After the Computer Based Testing Center experienced an hours-long server failure Tuesday that delayed testing for hundreds of University students, the Office of Assessment and Evaluation determined the problem was caused by a glitch in the center’s outdated software that Testing Lab Manager Derek Wilson said was at least seven years old.
The software OAE currently uses is version 3.4, but the newest version is much more sophisticated than that.
“We’re at least two major releases behind, and that’s much farther behind than we’d like to be,” Wilson said.
So far behind, in fact, that the vendor stopped supporting version 3.4 at the end of the summer and even discontinued tech support, which is why it took so long to get testing back up after the server failure.
OAE personnel had to beg the vendor to allow them to use the program for just one more semester, Wilson said. The vendor agreed, giving OAE time to ask the Student Technology Fee Oversight Committee to purchase updated software.
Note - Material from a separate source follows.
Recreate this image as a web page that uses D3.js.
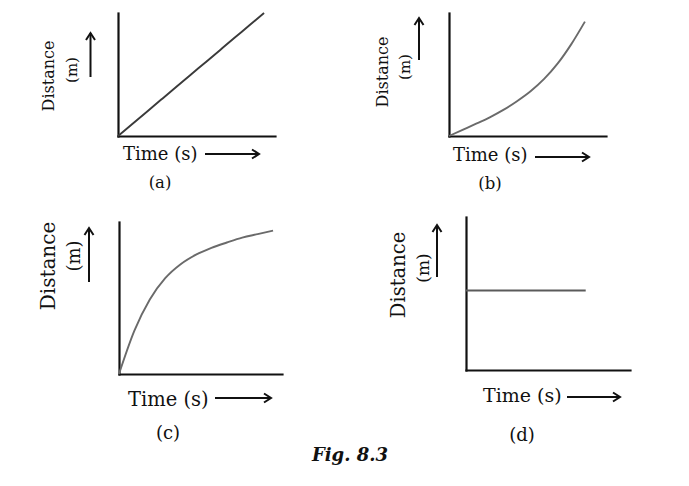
<!DOCTYPE html>
<html>
<head>
<meta charset="utf-8">
<script src="https://cdn.jsdelivr.net/npm/d3@7"></script>
<style>
  body { margin: 0; background: #fff; }
  text { font-family: "DejaVu Serif", "Liberation Serif", serif; fill: #111; }
</style>
</head>
<body>
<div id="wrapper"></div>
<script>
// data: distance at whole-second steps
const times = [0, 1, 2, 3, 4, 5, 6, 7, 8, 9, 10];
const distanceA = [0, 1, 2, 3, 4, 5, 6, 7, 8, 9, 10];
const distanceB = [0, 0.5, 1.0, 1.52, 2.12, 2.83, 3.64, 4.64, 5.9, 7.47, 9.3];
const distanceC = [0, 2.85, 4.9, 6.3, 7.22, 7.85, 8.3, 8.65, 8.97, 9.2, 9.43];
const timesD = [0, 10];
const distanceD = [5.2, 5.2];
const panelLabels = ["(a)", "(b)", "(c)", "(d)"];
const xLabel = "Time (s)";
const yLabel = "Distance";
const yUnit = "(m)";
const caption = "Fig. 8.3";

// step 1: layout of the four small graphs
const panels = [
  { t: times, d: distanceA, x0: 118, x1: 275, y0: 136, y1: 13, xMax: 10.75, yMax: 10,
    stroke: "#3a3a3a",
    yLab: [48, 76, 16], unit: [72, 70, 15], yArrow: [90.5, 77, 33],
    xLab: [123, 160, 18], xArrow: [205, 259, 154], tag: [160, 188, 16.5] },
  { t: times, d: distanceB, x0: 449, x1: 606, y0: 136, y1: 13, xMax: 11.55, yMax: 10,
    stroke: "#6a6a6a",
    yLab: [382, 72, 16], unit: [405, 67, 15], yArrow: [419, 60, 18],
    xLab: [453, 161, 18], xArrow: [535, 589, 157], tag: [490, 189, 16.5] },
  { t: times, d: distanceC, x0: 119, x1: 282, y0: 374, y1: 222, xMax: 10.58, yMax: 10,
    stroke: "#6a6a6a",
    yLab: [48, 266, 20], unit: [73, 256, 18], yArrow: [89, 282, 228],
    xLab: [128, 406, 19.5], xArrow: [215, 271, 398], tag: [168, 439, 18] },
  { t: timesD, d: distanceD, x0: 466, x1: 630, y0: 370, y1: 217, xMax: 13.7, yMax: 10,
    stroke: "#5a5a5a",
    yLab: [398, 275, 19.5], unit: [423, 268, 17], yArrow: [437, 277, 225],
    xLab: [483, 402, 19], xArrow: [567, 620, 397], tag: [522, 441, 18] },
];

// step 2: draw canvas
const svg = d3.select("#wrapper")
  .append("svg")
  .attr("width", 689)
  .attr("height", 486);

svg.append("rect")
  .attr("width", 689)
  .attr("height", 486)
  .attr("fill", "#fff");

// open chevron arrowhead
svg.append("defs")
  .append("marker")
  .attr("id", "arrow")
  .attr("markerUnits", "userSpaceOnUse")
  .attr("viewBox", "0 0 12 12")
  .attr("refX", 10)
  .attr("refY", 6)
  .attr("markerWidth", 12)
  .attr("markerHeight", 12)
  .attr("orient", "auto")
  .append("path")
  .attr("d", "M3,1.5 L10,6 L3,10.5")
  .attr("fill", "none")
  .attr("stroke", "#111")
  .attr("stroke-width", 2);

panels.forEach((p, i) => {
  const g = svg.append("g");

  // step 3: scales
  const xScale = d3.scaleLinear()
    .domain([0, p.xMax])
    .range([p.x0, p.x1]);
  const yScale = d3.scaleLinear()
    .domain([0, p.yMax])
    .range([p.y0, p.y1]);

  // step 4: axes, no ticks
  g.append("g")
    .attr("transform", `translate(0, ${p.y0})`)
    .call(d3.axisBottom(xScale).tickValues([]).tickSizeOuter(0));
  g.append("g")
    .attr("transform", `translate(${p.x0}, 0)`)
    .call(d3.axisLeft(yScale).tickValues([]).tickSizeOuter(0));
  g.selectAll(".domain")
    .attr("stroke", "#111")
    .attr("stroke-width", 2.2)
    .attr("stroke-linecap", "square");

  // step 5: the curve
  const line = d3.line()
    .x((d, k) => xScale(p.t[k]))
    .y(d => yScale(d))
    .curve(d3.curveMonotoneX);
  g.append("path")
    .datum(p.d)
    .attr("d", line)
    .attr("fill", "none")
    .attr("stroke", p.stroke)
    .attr("stroke-width", 1.9);

  // step 6: labels and arrows
  g.append("text")
    .attr("transform", `translate(${p.yLab[0]}, ${p.yLab[1]}) rotate(-90)`)
    .attr("text-anchor", "middle")
    .attr("dominant-baseline", "central")
    .style("font-size", p.yLab[2] + "px")
    .text(yLabel);
  g.append("text")
    .attr("transform", `translate(${p.unit[0]}, ${p.unit[1]}) rotate(-90)`)
    .attr("text-anchor", "middle")
    .attr("dominant-baseline", "central")
    .style("font-size", p.unit[2] + "px")
    .text(yUnit);
  g.append("line")
    .attr("x1", p.yArrow[0]).attr("x2", p.yArrow[0])
    .attr("y1", p.yArrow[1]).attr("y2", p.yArrow[2])
    .attr("stroke", "#111")
    .attr("stroke-width", 2)
    .attr("marker-end", "url(#arrow)");

  g.append("text")
    .attr("x", p.xLab[0])
    .attr("y", p.xLab[1])
    .style("font-size", p.xLab[2] + "px")
    .text(xLabel);
  g.append("line")
    .attr("x1", p.xArrow[0]).attr("x2", p.xArrow[1])
    .attr("y1", p.xArrow[2]).attr("y2", p.xArrow[2])
    .attr("stroke", "#111")
    .attr("stroke-width", 2)
    .attr("marker-end", "url(#arrow)");

  g.append("text")
    .attr("x", p.tag[0])
    .attr("y", p.tag[1])
    .attr("text-anchor", "middle")
    .style("font-size", p.tag[2] + "px")
    .text(panelLabels[i]);
});

svg.append("text")
  .attr("x", 312)
  .attr("y", 461)
  .style("font-size", "18px")
  .style("font-weight", "bold")
  .style("font-style", "italic")
  .text(caption);
</script>
</body>
</html>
While the $192,383 request was granted in September, OAE couldn’t implement it in time. They’ve spent the fall semester “working out all the bugs” so the new technology will work with the University’s system.
It will be implemented for the spring 2014 semester.
Tuesday’s problem was entirely due to the obsolete program, Wilson said. When trying to enter new data, the software didn’t comprehend the change.
“The software should have been able to handle a null function without shutting down,” Wilson said. “Once we rebooted the server [when it first went down], it kept doing the same thing and locking up. When we finally identified the problem, we had to rewrite the function.”
Fortunately, Wilson said, the Computer Testing Center was able to reschedule all of Tuesday’s tests for that evening or during the day Wednesday. Though the center was tightly packed, he said making sure everyone tested was more about having enough proctors to monitor students than having enough seats.
Of the 150 students in B52 Himes Hall when the server failed, none lost their work.
Wilson said grades for students taking ISDS and math tests — about 30 percent — were recorded because those testing programs aren’t actually tied to the OAE system.
As for the others, OAE physically backed up each test so no work was lost.